DATA LINES —
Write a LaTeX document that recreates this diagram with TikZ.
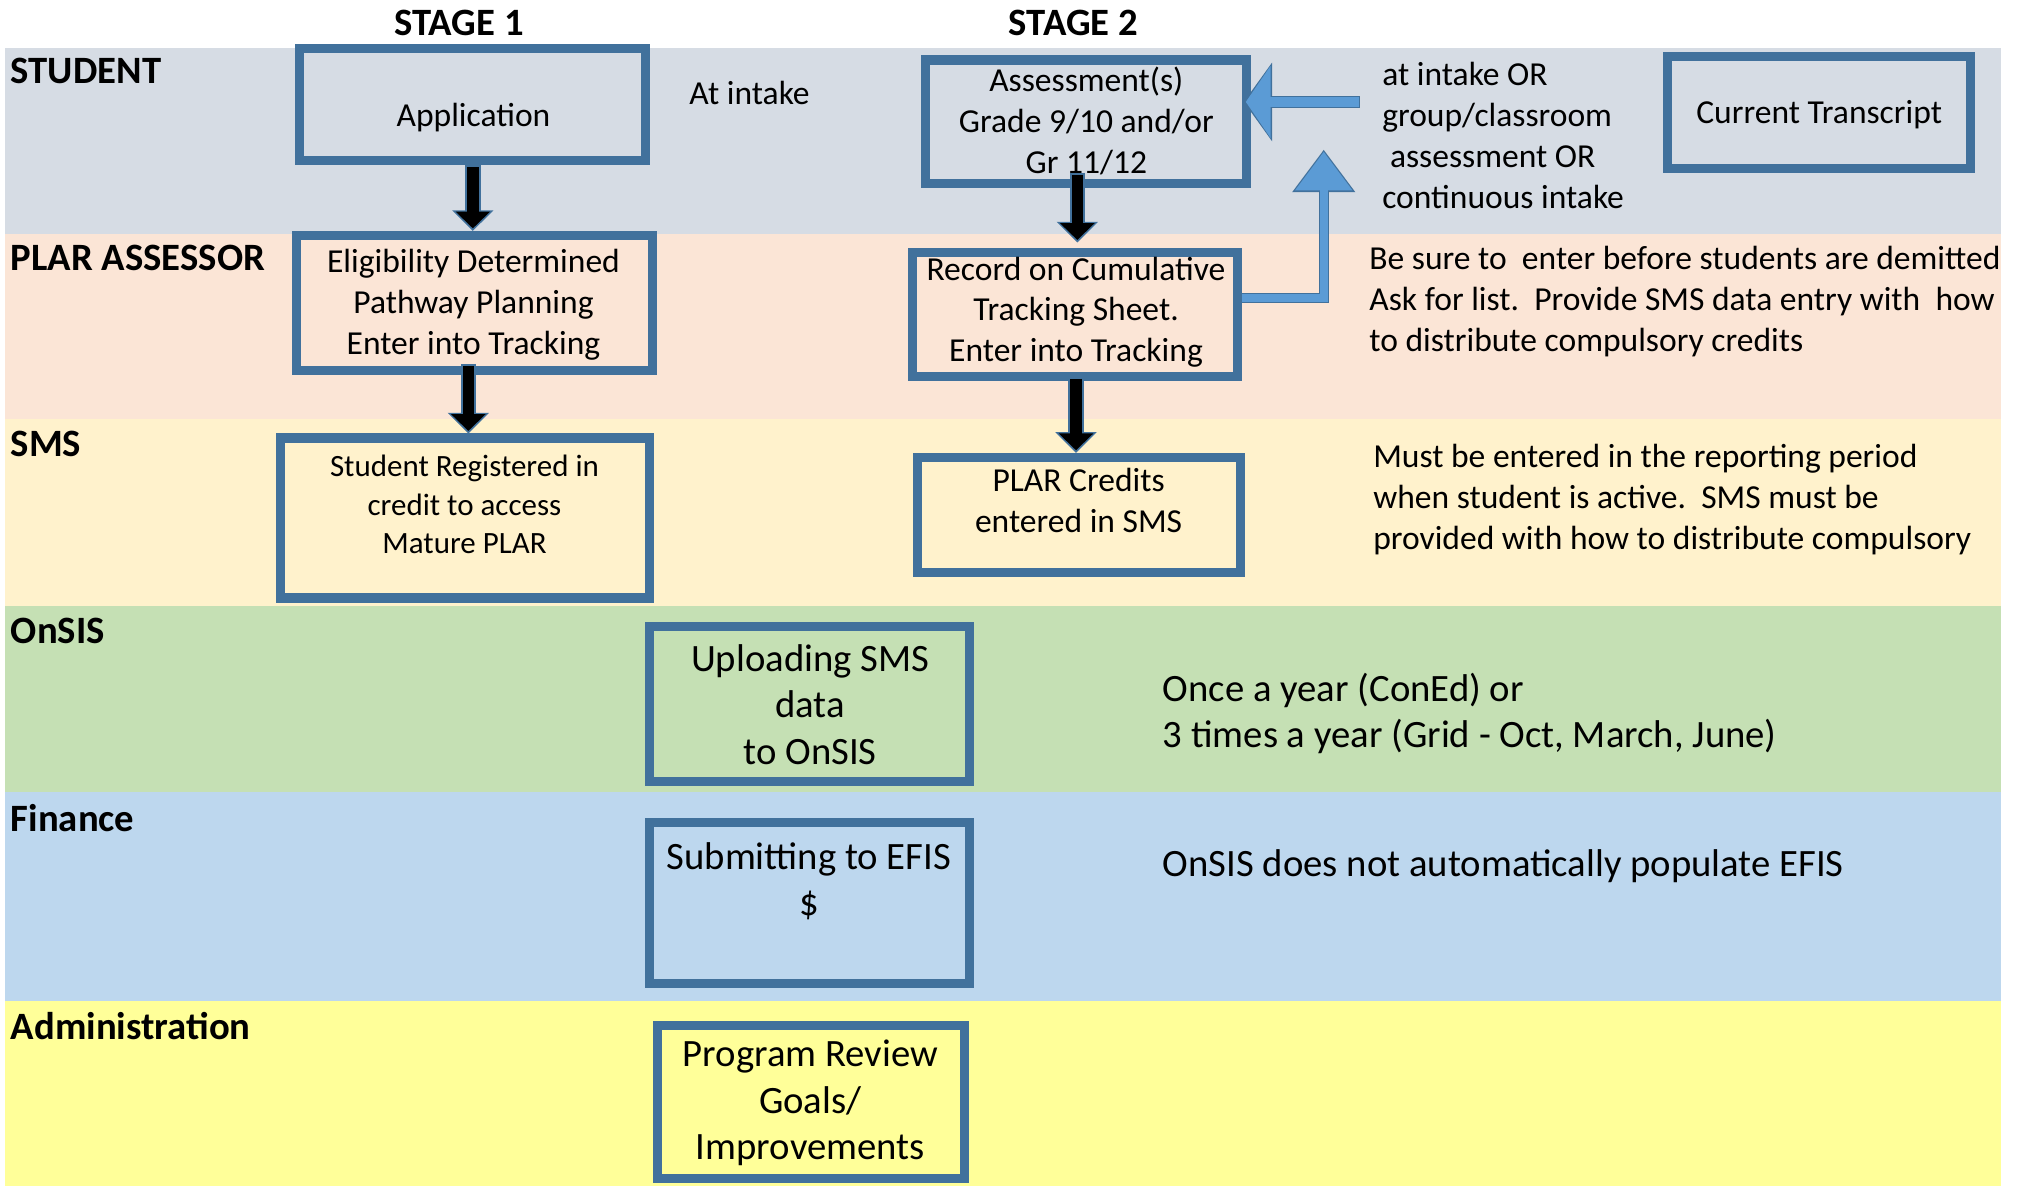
\documentclass[tikz,border=0pt]{standalone}
\usepackage{fontspec}
\setmainfont{Carlito}
\usetikzlibrary{arrows.meta}
\definecolor{bandstudent}{HTML}{D6DCE4}
\definecolor{bandplar}{HTML}{FBE5D6}
\definecolor{bandsms}{HTML}{FFF2CC}
\definecolor{bandonsis}{HTML}{C5E0B4}
\definecolor{bandfinance}{HTML}{BDD7EE}
\definecolor{bandadmin}{HTML}{FFFF99}
\definecolor{boxblue}{HTML}{41719C}
\definecolor{arrowblue}{HTML}{5B9BD5}
\begin{document}
\begin{tikzpicture}[x=0.5pt,y=-0.5pt,
  lanelabel/.style={anchor=west, inner sep=0pt, font=\fontsize{15}{18}\selectfont\bfseries},
  stagelabel/.style={inner sep=0pt, font=\fontsize{15}{18}\selectfont\bfseries},
  flowbox/.style={draw=boxblue, line width=3.5pt, inner sep=0pt},
  txtM/.style={inner sep=0pt, align=center, font=\fontsize{13}{15.85}\selectfont},
  txtS/.style={inner sep=0pt, align=center, font=\fontsize{12}{15}\selectfont},
  txtL/.style={inner sep=0pt, align=center, font=\fontsize{15}{18}\selectfont},
  noteM/.style={anchor=west, inner sep=0pt, align=left, font=\fontsize{13}{15.85}\selectfont},
  noteL/.style={anchor=west, inner sep=0pt, align=left, font=\fontsize{15}{18}\selectfont},
  blkout/.style={draw=boxblue, line width=6pt, -{Triangle[length=8pt,width=15.5pt]}},
  blkin/.style={draw=black, line width=4.5pt, shorten >=1pt, shorten <=0.75pt, -{Triangle[length=6.5pt,width=13pt]}}
]
\useasboundingbox (0,0) rectangle (1568,919);
\fill[white] (0,0) rectangle (1568,919);
% lanes
\fill[bandstudent] (4,37) rectangle (1551,181);
\fill[bandplar] (4,181) rectangle (1551,325);
\fill[bandsms] (4,325) rectangle (1551,470);
\fill[bandonsis] (4,470) rectangle (1551,614);
\fill[bandfinance] (4,614) rectangle (1551,776);
\fill[bandadmin] (4,776) rectangle (1551,919);

% stage and lane labels
\node[stagelabel] (stage1) at (356,18) {STAGE 1};
\node[stagelabel] (stage2) at (832,18) {STAGE 2};
\node[lanelabel] (lstudent) at (8,55) {STUDENT};
\node[lanelabel] (lplar) at (8,200) {PLAR ASSESSOR};
\node[lanelabel] (lsms) at (8,344) {SMS};
\node[lanelabel] (lonsis) at (8,489) {OnSIS};
\node[lanelabel] (lfinance) at (8,634) {Finance};
\node[lanelabel] (ladmin) at (8,795) {Administration};

% boxes
\node[flowbox, minimum width=134pt, minimum height=43.5pt] (app) at (366.5,81) {};
\node[flowbox, minimum width=138pt, minimum height=52.5pt] (elig) at (367.5,235) {};
\node[flowbox, minimum width=143pt, minimum height=62pt] (reg) at (360.5,401.5) {};
\node[flowbox, minimum width=124.5pt, minimum height=48pt] (assess) at (842,94.5) {};
\node[flowbox, minimum width=126pt, minimum height=48pt] (record) at (833.5,243.5) {};
\node[flowbox, minimum width=125pt, minimum height=44.5pt] (credits) at (836.5,399) {};
\node[flowbox, minimum width=117.5pt, minimum height=43.5pt] (transcript) at (1410,87) {};
\node[flowbox, minimum width=124pt, minimum height=60pt] (upload) at (627.5,545.5) {};
\node[flowbox, minimum width=124pt, minimum height=62.5pt] (efis) at (627.5,700) {};
\node[flowbox, minimum width=119pt, minimum height=59.5pt] (review) at (628.5,854) {};

% box texts
\node[txtM] (appT) at (367,91) {Application};
\node[txtM] (eligT) at (367,236) {Eligibility Determined\\Pathway Planning\\Enter into Tracking};
\node[txtS] (regT) at (360,391) {Student Registered in\\credit to access\\Mature PLAR};
\node[txtM] (assessT) at (842,94) {Assessment(s)\\Grade 9/10 and/or\\Gr 11/12};
\node[txtM] (recordT) at (834,242) {Record on Cumulative\\Tracking Sheet.\\Enter into Tracking};
\node[txtM] (creditsT) at (836,388) {PLAR Credits\\entered in SMS};
\node[txtM] (transcriptT) at (1410,89) {Current Transcript};
\node[txtL] (uploadT) at (628,546) {Uploading SMS\\data\\to OnSIS};
\node[txtL] (efisT) at (627,683) {Submitting to EFIS\\\$};
\node[txtL] (reviewT) at (628,855) {Program Review\\Goals/\\Improvements};

% notes
\node[noteM] (atintake) at (534,72) {At intake};
\node[noteM] (intakenote) at (1071,105) {at intake OR\\group/classroom\\\hspace{3pt}assessment OR\\continuous intake};
\node[noteM] (plarnote) at (1061,234) {Be sure to\ \ enter before students are demitted\\Ask for list.\ \ Provide SMS data entry with\ \ how\\to distribute compulsory credits};
\node[noteM] (smsnote) at (1064,387) {Must be entered in the reporting period\\when student is active.\ \ SMS must be\\provided with how to distribute compulsory};
\node[noteL] (onsisnote) at (901,553) {Once a year (ConEd) or\\3 times a year (Grid - Oct, March, June)};
\node[noteL] (finnote) at (901,671) {OnSIS does not automatically populate EFIS};

% black block arrows
\draw[blkout] (app.south) -- (app.south |- elig.north);
\draw[blkin] (app.south) -- (app.south |- elig.north);
\coordinate (eligout) at ([xshift=-2.25pt,yshift=4.5pt]elig.south);
\draw[blkout] (eligout) -- (eligout |- reg.north);
\draw[blkin] (eligout) -- (eligout |- reg.north);
\coordinate (assessout) at ([yshift=6pt]assess.south -| 835,0);
\draw[blkout, shorten >=2pt] (assessout) -- (assessout |- record.north);
\draw[blkin, shorten >=3pt] (assessout) -- (assessout |- record.north);
\coordinate (recordout) at ([yshift=1.5pt]record.south -| 834,0);
\draw[blkout] (recordout) -- (recordout |- credits.north);
\draw[blkin] (recordout) -- (recordout |- credits.north);

% blue arrows
\coordinate (intakefrom) at (1054,79);
\draw[draw=boxblue, line width=4.8pt, shorten >=-3pt, -{Triangle[length=11pt,width=30pt]}] (intakefrom) -- (intakefrom -| assess.east);
\draw[draw=arrowblue, line width=3.6pt, shorten >=-2.2pt, shorten <=0.5pt, -{Triangle[length=9.6pt,width=27.5pt]}] (intakefrom) -- (intakefrom -| assess.east);
\coordinate (uptip) at (1026,116);
\draw[draw=boxblue, line width=3.8pt, -{Triangle[length=16.5pt,width=23.5pt]}] ([yshift=6.25pt]record.east) -| (uptip);
\draw[draw=arrowblue, line width=3pt, shorten >=0.8pt, -{Triangle[length=15pt,width=21.5pt]}] ([yshift=6.25pt]record.east) -| (uptip);
\end{tikzpicture}
\end{document}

GOAL —
Filter the data for the string "with" and copy every line that has it.

EXERCISE RESULT —
Write a LaTeX document that recreates this diagram with TikZ.
\node[noteM] (plarnote) at (1061,234) {Be sure to\ \ enter before students are demitted\\Ask for list.\ \ Provide SMS data entry with\ \ how\\to distribute compulsory credits};
\node[noteM] (smsnote) at (1064,387) {Must be entered in the reporting period\\when student is active.\ \ SMS must be\\provided with how to distribute compulsory};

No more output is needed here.